Monday, April 30, 2018

Eko, Idomeni, and Skra

Well – long day today. This little donkey tracked 17 kilometers today and can certainly feel her feet. Tomorrow, Eleni Fearless Leader said at dinner, will be longer.

We started out driving to the Eko Station which was one of the camps in the Idomeni area. It is hard to believe that this motorway station, on the arterial road between Skopje and Thessaloniki was, two years ago covered by tents; that children ran about and played around cars filling their petrol tanks; that tens of thousands of desperate people pushed through here on their way north. But it was so.

Photo: Kelly Anne Lund




It is hard to imagine, from our comfortable hotel rooms, with showers and dining rooms; from our relatively easy walks carrying day packs, with a bus to back us up if we get sick or tired, how it would have been for those tens of thousands of men, women, and children -- carrying what they had left from their flight, eating what they could find or were given, wearing dirty clothes, ill-fitting shoes -- it is difficult to imagine what they went though; the pain, the fear, the uncertainty.  They came flooding through slightly earlier in the year than we are here now, the sun may have been a little less hot (though we were blessed with overcast and a breeze for much of the day), but the road was hard and the days were long. Still they came, and they kept coming -- only to be brought up short at the Macedonian border.
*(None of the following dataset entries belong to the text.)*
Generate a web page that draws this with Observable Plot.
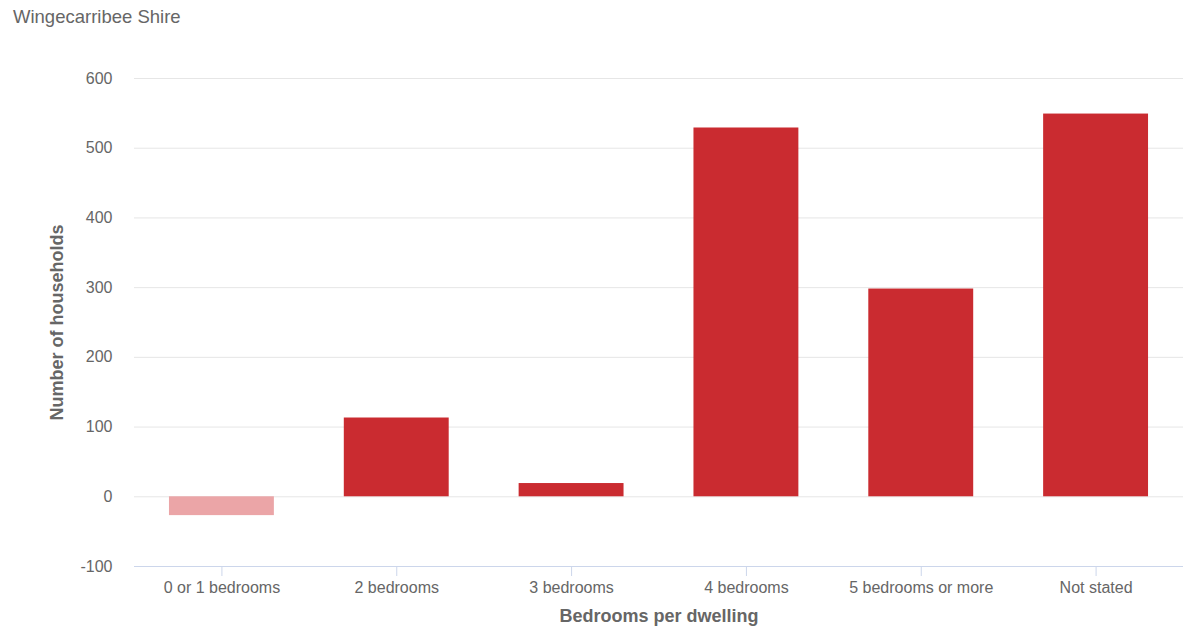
<!DOCTYPE html>
<html>
<head>
<meta charset="utf-8">
<script src="https://cdn.jsdelivr.net/npm/d3@7"></script>
<script src="https://cdn.jsdelivr.net/npm/@observablehq/plot@0.6"></script>
<style>
  html, body { margin: 0; padding: 0; background: #fff; }
  body { width: 1201px; height: 628px; overflow: hidden; font-family: "Liberation Sans", Arial, sans-serif; }
  #title { height: 30px; padding-left: 13px; font-size: 18.5px; line-height: 18px; padding-top: 8px; box-sizing: border-box; color: #666; }
</style>
</head>
<body>
<div id="title">Wingecarribee Shire</div>
<div id="chart"></div>
<script>
const categories = ["0 or 1 bedrooms", "2 bedrooms", "3 bedrooms", "4 bedrooms", "5 bedrooms or more", "Not stated"];
const values = [-27, 113, 19, 529, 298, 549];
const yTicks = [-100, 0, 100, 200, 300, 400, 500, 600];
const xTitle = "Bedrooms per dwelling";
const yTitle = "Number of households";

const data = categories.map((c, i) => ({category: c, value: values[i]}));

const chart = Plot.plot({
  width: 1201,
  height: 598,
  marginLeft: 134,
  marginRight: 18,
  marginTop: 48,
  marginBottom: 62,
  style: {fontFamily: "'Liberation Sans', Arial, sans-serif", fontSize: "16px", color: "#666", background: "#fff"},
  x: {domain: categories, paddingInner: 0.4, paddingOuter: 0.2, round: false, label: null},
  y: {domain: [-100, 600], label: null},
  marks: [
    Plot.ruleY(yTicks.filter(t => t !== -100), {stroke: "#e6e6e6", strokeWidth: 1}),
    Plot.barY(data, {x: "category", y: "value", fill: d => d.value < 0 ? "#eba5a7" : "#ca2b30"}),
    Plot.ruleY([-100], {stroke: "#ccd6eb", strokeWidth: 1}),
    Plot.axisY({ticks: yTicks, tickFormat: d => String(d), tickSize: 0, tickPadding: 22, fontSize: 16, fill: "#666", label: null}),
    Plot.axisX({tickSize: 10, tickPadding: 5, stroke: "#ccd6eb", fill: "#666", fontSize: 16, label: null}),
    Plot.text([yTitle], {frameAnchor: "left", textAnchor: "middle", dx: -77, rotate: -90, fontSize: 18, fontWeight: "bold", fill: "#666"}),
    Plot.text([xTitle], {frameAnchor: "bottom", dy: 55, fontSize: 18, fontWeight: "bold", fill: "#666"})
  ]
});
document.getElementById("chart").appendChild(chart);
</script>
</body>
</html>
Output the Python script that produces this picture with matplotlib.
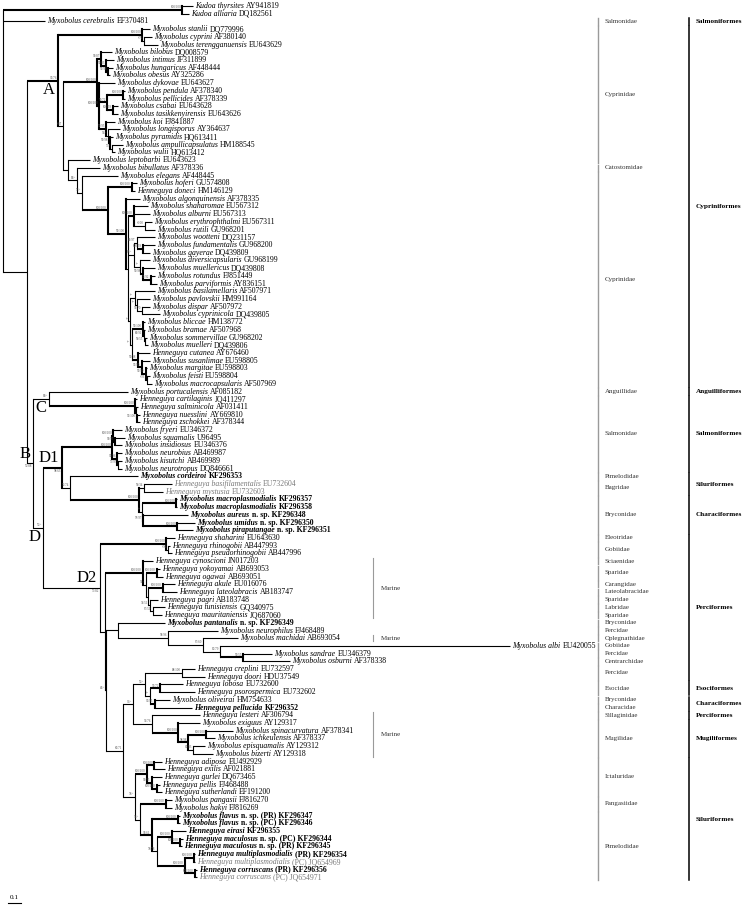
import matplotlib
matplotlib.use("Agg")
import matplotlib.pyplot as plt

SERIF = "Liberation Serif"
plt.rcParams["font.family"] = SERIF

# leaf labels, top to bottom: italic part, upright part, style (b = bold, g = grey)
species = [
    "Kudoa thyrsites", "Kudoa alliaria", "Myxobolus cerebralis", "Myxobolus stanlii",
    "Myxobolus cyprini", "Myxobolus terengganuensis", "Myxobolus bilobus", "Myxobolus intimus",
    "Myxobolus hungaricus", "Myxobolus obesus", "Myxobolus dykovae", "Myxobolus pendula",
    "Myxobolus pellicides", "Myxobolus csabai", "Myxobolus tasikkenyirensis", "Myxobolus koi",
    "Myxobolus longisporus", "Myxobolus pyramidis", "Myxobolus ampullicapsulatus", "Myxobolus wulii",
    "Myxobolus leptobarbi", "Myxobolus bibullatus", "Myxobolus elegans", "Myxobolus hoferi",
    "Henneguya doneci", "Myxobolus algonquinensis", "Myxobolus shaharomae", "Myxobolus alburni",
    "Myxobolus erythrophthalmi", "Myxobolus rutili", "Myxobolus wootteni", "Myxobolus fundamentalis",
    "Myxobolus gayerae", "Myxobolus diversicapsularis", "Myxobolus muellericus", "Myxobolus rotundus",
    "Myxobolus parviformis", "Myxobolus basilamellaris", "Myxobolus pavlovskii", "Myxobolus dispar",
    "Myxobolus cyprinicola", "Myxobolus bliccae", "Myxobolus bramae", "Myxobolus sommervillae",
    "Myxobolus muelleri", "Henneguya cutanea", "Myxobolus susanlimae", "Myxobolus margitae",
    "Myxobolus feisti", "Myxobolus macrocapsularis", "Myxobolus portucalensis", "Henneguya cartilaginis",
    "Henneguya salminicola", "Henneguya nuesslini", "Henneguya zschokkei", "Myxobolus fryeri",
    "Myxobolus squamalis", "Myxobolus insidiosus", "Myxobolus neurobius", "Myxobolus kisutchi",
    "Myxobolus neurotropus", "Myxobolus cordeiroi", "Henneguya basifilamentalis", "Henneguya mystusia",
    "Myxobolus macroplasmodialis", "Myxobolus macroplasmodialis", "Myxobolus aureus", "Myxobolus umidus",
    "Myxobolus piraputangae", "Henneguya shaharini", "Henneguya rhinogobii", "Henneguya pseudorhinogobii",
    "Henneguya cynoscioni", "Henneguya yokoyamai", "Henneguya ogawai", "Henneguya akule",
    "Henneguya lateolabracis", "Henneguya pagri", "Henneguya tunisiensis", "Henneguya mauritaniensis",
    "Myxobolus pantanalis", "Myxobolus neurophilus", "Myxobolus machidai", "Myxobolus albi",
    "Myxobolus sandrae", "Myxobolus osburni", "Henneguya creplini", "Henneguya doori",
    "Henneguya lobosa", "Henneguya psorospermica", "Myxobolus oliveirai", "Henneguya pellucida",
    "Henneguya lesteri", "Myxobolus exiguus", "Myxobolus spinacurvatura", "Myxobolus ichkeulensis",
    "Myxobolus episquamalis", "Myxobolus bizerti", "Henneguya adiposa", "Henneguya exilis",
    "Henneguya gurlei", "Henneguya pellis", "Henneguya sutherlandi", "Myxobolus pangasii",
    "Myxobolus hakyi", "Myxobolus flavus", "Myxobolus flavus", "Henneguya eirasi",
    "Henneguya maculosus", "Henneguya maculosus", "Henneguya multiplasmodialis", "Henneguya multiplasmodialis",
    "Henneguya corruscans", "Henneguya corruscans",
]
suffix = [
    "AY941819", "DQ182561", "EF370481", "DQ779996", "AF380140", "EU643629", "DQ008579", "JF311899",
    "AF448444", "AY325286", "EU643627", "AF378340", "AF378339", "EU643628", "EU643626", "FJ841887",
    "AY364637", "HQ613411", "HM188545", "HQ613412", "EU643623", "AF378336", "AF448445", "GU574808",
    "HM146129", "AF378335", "EU567312", "EU567313", "EU567311", "GU968201", "DQ231157", "GU968200",
    "DQ439809", "GU968199", "DQ439808", "FJ851449", "AY836151", "AF507971", "HM991164", "AF507972",
    "DQ439805", "HM138772", "AF507968", "GU968202", "DQ439806", "AY676460", "EU598805", "EU598803",
    "EU598804", "AF507969", "AF085182", "JQ411297", "AF031411", "AY669810", "AF378344", "EU346372",
    "U96495", "EU346376", "AB469987", "AB469989", "DQ846661", "KF296353", "EU732604", "EU732603",
    "KF296357", "KF296358", "n. sp. KF296348", "n. sp. KF296350", "n. sp. KF296351", "EU643630",
    "AB447993", "AB447996", "JN017203", "AB693053", "AB693051", "EU016076", "AB183747", "AB183748",
    "GQ340975", "JQ687060", "n. sp. KF296349", "FJ468489", "AB693054", "EU420055", "EU346379",
    "AF378338", "EU732597", "HDU37549", "EU732600", "EU732602", "HM754633", "KF296352", "AF306794",
    "AY129317", "AF378341", "AF378337", "AY129312", "AY129318", "EU492929", "AF021881", "DQ673465",
    "FJ468488", "EF191200", "FJ816270", "FJ816269", "n. sp. (PR) KF296347", "n. sp. (PC) KF296346",
    "KF296355", "n. sp. (PC) KF296344", "n. sp. (PR) KF296345", "(PR) KF296354", "(PC) JQ654969",
    "(PR) KF296356", "(PC) JQ654971",
]
style = [""] * 61 + ["b", "g", "g", "b", "b", "b", "b", "b"] + [""] * 11 + ["b"] + [""] * 10 + ["b"] \
    + [""] * 13 + ["b", "b", "b", "b", "b", "b", "g", "b", "g"]

# tree: leaves are the indices above, node labels are support (ML/Bayes), branch lengths in subs/site
TREE = """
(
 (0:0.085,1:0.054)100/100:1.377,
 2:0.323,
 (
  (
   (3:0.062,(4:0.062,5:0.108)-/76:0.015)100/100:0.646,
   (
    (
     (6:0.085,(7:0.062,(8:0.038,9:0.015)99/98:0.015)99/83:0.038)90/87:0.031,
     (10:0.123,
      ((11:0.015,12:0.015)100/100:0.123,(13:0.038,14:0.038)100/99:0.046)99/72:0.062,
      (15:0.069,(16:0.092,(17:0.023,(18:0.085,19:0.023)75/-:0.015)99/98:0.015)56/-:0.015)99/95:0.054
     )100/100:0.015
    )100/100:0.262,
    (20:0.169,
     (21:0.177,
      (22:0.277,
       ((23:0.038,24:0.023)100/100:0.185,
        (25:0.108,
         (
          (26:0.108,27:0.123,(28:0.054,29:0.077)-/100:0.085)100/100:0.046,
          ((30:0.138,(31:0.092,32:0.054)100/99:0.046)63/97:0.023,
           (33:0.077,(34:0.092,(35:0.031,36:0.046)92/92:0.062)99/98:0.023)-/-:0.046)87/-:0.046,
          ((37:0.154,(38:0.1,(39:0.054,40:0.131)53/70:0.046)-/-:0.015)-/-:0.038,
           ((41:0.015,(42:0.008,(43:0.015,44:0.023)59/55:0.008)80/91:0.008)99/100:0.085,
            (45:0.092,(46:0.062,(47:0.008,(48:0.023,49:0.038)-/93:0.008)99/99:0.031)92/90:0.031)99/98:0.046)-/-:0.015)-/-:0.015
         ):0.015
        )99/100:0.138
       )100/100:0.2
      )75/-:0.038
     )85/-:0.069
    ):0.038
   )-/87:0.038
  )96/76|A:0.238,
  (
   (50:0.608,(51:0.015,(52:0.015,(53:0.023,54:0.023)93/100:0.008):0.008)100/100:0.662)69/-|C:0.123,
   (
    (
     ((55:0.069,(56:0.077,57:0.054)90/97:0.015)100/100:0.008,(58:0.038,(59:0.031,60:0.031)75/97:0.008)96/96:0.038)100/100:0.385,
     (61:0.523,
      ((62:0.215,63:0.146)59/34:0.038,
       ((64:0.008,65:0.008)100/100:0.262,(66:0.346,(67:0.138,68:0.123)100/100:0.262)97/97:0.008)-/-:0.023
      )100/100:0.531
     )55/74:0.062
    )98/63|D1:0.146,
    (
     (69:0.069,(70:0.015,71:0.031)-/96:0.015)100/100:0.508,
     (
      (72:0.077,((73:0.023,74:0.046)100/100:0.085,((75:0.092,76:0.108)100/100:0.115,(77:0.062,(78:0.092,79:0.069)67/59:0.023)74/51:0.015):0.015)51/-:0.023)100/100:0.292,
      (
       (80:0.362,(81:0.385,(82:0.269,(83:2.231,(84:0.223,85:0.362)99/55:0.177)65/79:0.131)67/60:0.269)58/96:0.385):0.092,
       (
        (
         ((86:0.1,87:0.177)88/100:0.285,((88:0.177,89:0.269)93/72:0.077,(90:0.115,91:0.285)96/95:0.038)-/-:0.038)55/-:0.092,
         (92:0.369,(93:0.169,((94:0.208,95:0.069)100/100:0.138,(96:0.092,97:0.154)81/93:0.038)98/98:0.077)100/100:0.2)52/76:0.146
        )76/-:0.077,
        (
         ((98:0.062,99:0.085)100/100:0.054,(100:0.077,(101:0.023,102:0.038)100/100:0.038)90/93:0.038)100/100:0.092,
         ((103:0.046,104:0.046)100/100:0.2,
          ((105:0.015,106:0.015)100/100:0.2,
           ((107:0.108,(108:0.023,109:0.015)100/100:0.062)100/100:0.115,((110:0.008,111:0.008)100/100:0.069,(112:0.015,113:0.015)100/100:0.077)100/100:0.215)78/78:0.038
          )94/61:0.092
         )51/-:0.038
        )78/-:0.092
       )86/71:0.131
      )64/-:0.008
     ):0.038
    )75/82|D2:0.438
   )55/-|D:0.077
  )55/88|B:0.046
 ):0.185
);
"""

# host family / order columns, as counts of consecutive leaves starting at leaf 2
family_names = ["Salmonidae", "Cyprinidae", "Catostomidae", "Cyprinidae", "Anguillidae", "Salmonidae",
                "Pimelodidae", "Bagridae", "Bryconidae", "Eleotridae", "Gobiidae", "Sciaenidae", "Sparidae",
                "Carangidae", "Lateolabracidae", "Sparidae", "Labridae", "Sparidae", "Bryconidae", "Percidae",
                "Oplegnathidae", "Gobiidae", "Percidae", "Centrarchidae", "Percidae", "Esocidae", "Bryconidae",
                "Characidae", "Sillaginidae", "Mugilidae", "Ictaluridae", "Pangasiidae", "Pimelodidae"]
family_sizes = [1, 18, 1, 28, 1, 10, 1, 2, 5, 1, 2, 1, 2, 1, 1, 1, 1, 1, 1, 1, 1, 1, 1, 1, 2, 2, 1, 1, 1, 5, 5, 2, 9]
order_names = ["Salmoniformes", "Cypriniformes", "Anguilliformes", "Salmoniformes", "Siluriformes",
               "Characiformes", "Perciformes", "Esociformes", "Characiformes", "Perciformes", "Mugiliformes",
               "Siluriformes"]
order_sizes = [1, 47, 1, 10, 3, 5, 19, 2, 2, 1, 5, 16]
marine_first = [72, 82, 92]
marine_last = [79, 82, 97]
letters_above = ["B", "D1", "D2"]


def parse(s):
    s = "".join(s.split())
    pos = 0

    def read():
        nonlocal pos
        node = {"kids": [], "label": "", "len": 0.0}
        if s[pos] == "(":
            pos += 1
            node["kids"].append(read())
            while s[pos] == ",":
                pos += 1
                node["kids"].append(read())
            pos += 1
        start = pos
        while pos < len(s) and s[pos] not in ":,);":
            pos += 1
        node["label"] = s[start:pos]
        if pos < len(s) and s[pos] == ":":
            pos += 1
            start = pos
            while pos < len(s) and s[pos] not in ",);":
                pos += 1
            node["len"] = float(s[start:pos])
        return node

    return read()


leaves = []


def layout(node, x0):
    node["x"] = x0 + node["len"]
    if node["kids"]:
        for k in node["kids"]:
            layout(k, node["x"])
        node["y"] = (node["kids"][0]["y"] + node["kids"][-1]["y"]) / 2
    else:
        node["y"] = len(leaves)
        leaves.append(node)


root = parse(TREE)
layout(root, 0.0)

fig = plt.figure(figsize=(7.46, 9.08), dpi=100)
ax = fig.add_axes([0, 0, 1, 1])
ax.axis("off")
# 0.1 subs/site = 13 px, leaves 7.71 px apart
ax.set_xlim(-3 / 130, 743 / 130)
ax.set_ylim(902 / 7.71, -6 / 7.71)


def support(node):
    lab = node["label"].split("|")[0]
    try:
        return float(lab.split("/")[0])
    except ValueError:
        return 0.0


def draw(node):
    if not node["kids"]:
        return
    x = node["x"]
    lw = 1.5 if support(node) >= 90 else 0.8
    ax.plot([x, x], [node["kids"][0]["y"], node["kids"][-1]["y"]], color="black", lw=lw,
            solid_capstyle="projecting")
    for k in node["kids"]:
        klw = 1.5 if (k["kids"] and support(k) >= 90) else 0.8
        ax.plot([x, k["x"]], [k["y"], k["y"]], color="black", lw=klw, solid_capstyle="butt")
        draw(k)
    parts = node["label"].split("|")
    # a clade letter takes one side of the branch, the support goes on the other side
    letter_above = len(parts) > 1 and parts[1] in letters_above
    if parts[0]:
        ax.annotate(parts[0], (x, node["y"]), xytext=(-0.8, -0.8 if letter_above else 0.5),
                    textcoords="offset points", ha="right", va="top" if letter_above else "bottom",
                    fontsize=2.3, color="#555555")
    if len(parts) > 1:
        ax.annotate(parts[1], (x, node["y"]), xytext=(-2, 1 if letter_above else -1),
                    textcoords="offset points", ha="right", va="bottom" if letter_above else "top",
                    fontsize=12, color="black")


draw(root)

LAB = 5.6
for i, leaf in enumerate(leaves):
    fw = "bold" if style[i] == "b" else "normal"
    col = "#7a7a7a" if style[i] == "g" else "black"
    t = ax.annotate(species[i], (leaf["x"], leaf["y"]), xytext=(1.6, 0), textcoords="offset points",
                    ha="left", va="center", fontsize=LAB, style="italic", weight=fw, color=col)
    ax.annotate(suffix[i], xy=(1, 0), xycoords=t, xytext=(1.5, 0), textcoords="offset points",
                ha="left", va="bottom", fontsize=LAB, weight=fw, color=col)

trans = ax.get_yaxis_transform()
FAM_X, ORD_X, MAR_X = 598 / 746, 689 / 746, 373 / 746

start = 2
for name, n in zip(family_names, family_sizes):
    a, b = start, start + n - 1
    ax.plot([FAM_X, FAM_X], [a - 0.42, b + 0.42], transform=trans, color="#9a9a9a", lw=1.0)
    ax.text(FAM_X + 0.009, (a + b) / 2, name, transform=trans, ha="left", va="center",
            fontsize=5.0, color="#333333")
    start += n

start = 2
for name, n in zip(order_names, order_sizes):
    a, b = start, start + n - 1
    ax.plot([ORD_X, ORD_X], [a - 0.42, b + 0.42], transform=trans, color="black", lw=1.1)
    ax.text(ORD_X + 0.009, (a + b) / 2, name, transform=trans, ha="left", va="center",
            fontsize=5.2, weight="bold", color="black")
    start += n

for a, b in zip(marine_first, marine_last):
    ax.plot([MAR_X, MAR_X], [a - 0.4, b + 0.4], transform=trans, color="#9a9a9a", lw=0.8)
    ax.text(MAR_X + 0.01, (a + b) / 2, "Marine", transform=trans, ha="left", va="center",
            fontsize=5.0, color="#333333")

# scale bar
ax.plot([0.04, 0.14], [116.4, 116.4], color="black", lw=0.8)
ax.text(0.09, 115.9, "0.1", ha="center", va="bottom", fontsize=5.2)

fig.savefig("out.png", dpi=100)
Our first walk was a 3 km ramble through country lanes. Poppies, redder and larger than those in Cyprus filled the edges of the fields.  All through the day we saw smears of scarlet through the green of ripening wheat, grass, other crops -- truly spectacular... 


Our destination was a nearby Lidl, where many refugees stocked up with supplies. We did, too, then boarded the bus for Idomeni. The village is quiet now, but the border area immediately around it is still sensitive, so after a coffee in the village kafeneion, served by cheerful though bemused women and watched by some doubtful soldiers, we greeted the one living soul in the railway station, a hungry but timid young dog, and set of AWAY from the border and into the hills.






We had a bit of a detour, through 'undulating' country – that seemed to mostly undulate in an upward direction for quite a few kilometers to the village of Skra, where we had lunch, and later walked to look at some waterfalls. I counted about 232 stone steps on the path up. By this time we were all feeling our feet. Or as if we didn't have any feet.

Then we boarded the bus and drove to Kilkis. Tomorrow, we cross the border.


Wifi is really bad here. I want to post some 'before' and 'now' pictures of the Eko Station and Idomeni, but it might not be possible.